Da’ish has not been allowed to gain proper foothold in Pakistan and the group has no organised presence in the country, the military’s top spokesman has said.
“Some scattered banned outfits have joined the Da’ish bandwagon. The group itself has no organised presence here,” Inter-Services Public Relations (ISPR) Director General Maj Gen Asif Ghafoor told Express News.
The group, however, “is gaining strength in the Afghan provinces of Kunar and Nooristan because of the absence of Afghan troops along the border,” he said, adding that militants from across the border were trying to create sectarian faultlines in Pakistan.
“These militants were pushed out of Pakistan in a successful military operation but they have found refuge in areas across the border close to Khyber and Kurrum agencies. This concentration and contiguity [of terrorists] near the border has allowed them to make Parachinar a soft target.”
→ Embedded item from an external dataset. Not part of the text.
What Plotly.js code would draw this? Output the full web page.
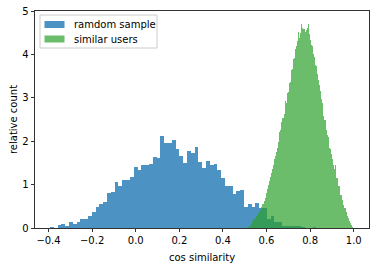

Hundreds of protesters in Parachinar on Friday ended their eight-day long sit-in after army chief Gen Qamar Javed Bajwa assured them of better security, according to protest leaders and the military.
The protesters were staging a peaceful sit-in following two blasts at a market in the town on June 23 that killed at least 72 people and injured several others — the latest in a series of attacks that have targeted hundreds in the Kurram Agency.
Maj Gen Ghafoor said the fencing of the porous and difficult 2,600-kilometre Pakistan-Afghanistan border has already started and additional Frontier Corps troops have been deployed.
“This is in addition to establishing posts and forts to improve border management and security.”
However, he added, this border security and management was still almost unilateral. “There are still loopholes on the Afghan side.”